Gray Elementary School and Asbury Optional High School each had one water fountain containing an overage of lead according to state regulations. If a school drinking fountain contains 20 parts per billion or above in its water, the school system must remove the contaminated drinking source. Other drinking sources are allowed to stay in use.
“We are trying to make arrangements for bottled water to be made available at the schools,” Washington County Director of Schools Bill Flanary said. “Although we had sources of water that did not test (for an overage of lead), we understand if a child doesn’t want to drink from any of the fountains at this point.”
Gray’s contaminated fountain was at 104 parts per billion and Asbury’s was at 1,490 parts per billion, according to results from Wingfield Environmental Inc. Flanary said the group will re-test Asbury’s sample to make sure that count is accurate.
Last week, the school system found that Boones Creek Elementary and West View Elementary had excess lead amounts in three fountains as well, totaling five fountains in the county with an overage of lead. According to state law, once the contaminated drinking source is removed, the source must be re-tested within 90 days. Flanary said the required re-testing for the effected sources is currently scheduled with Wingfield Environmental Inc.
As for the other Washington County Schools, tests on each of those fountains are complete and received adequate totals. Testing at Grandview Elementary and Ridgeview Elementary was not required because the schools were built after 1998.
But school water testing isn’t finished just yet; Starting in 2019, all Tennessee requires its school systems to test for excess lead amounts in drinking fountains in all schools built before 1998. However, the requirement didn’t initially include kitchen sources. Now, those will be tested as well.

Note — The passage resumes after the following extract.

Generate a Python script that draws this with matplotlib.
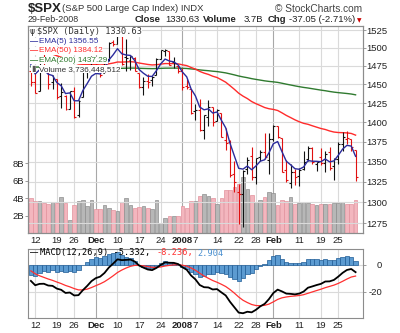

“We haven’t started testing the kitchens. Originally (the state) said, ‘you’ll just have to test drinking fountains” and then the attorneys with the state department determined we have to also test in kitchens. So that will happen when school is out.”
As a precaution, Flanary said he called for Boones Creek Elementary School, which is a prep kitchen for other schools in the district, to cut out any recipes that require added water.
“I told them not to use the water to cook at Boones Creek Elementary School from an abundance of caution,” Flanary said. “We do not know that there is an abundance of lead at Boones Creek Elementary School, I just thought it was a good idea that we stop using it.
“Our food service supervisor told us it was a simple matter to not use added water and some recipes. I told her because we only had so many days of school left, we would keep that protocol in place until after school’s out.”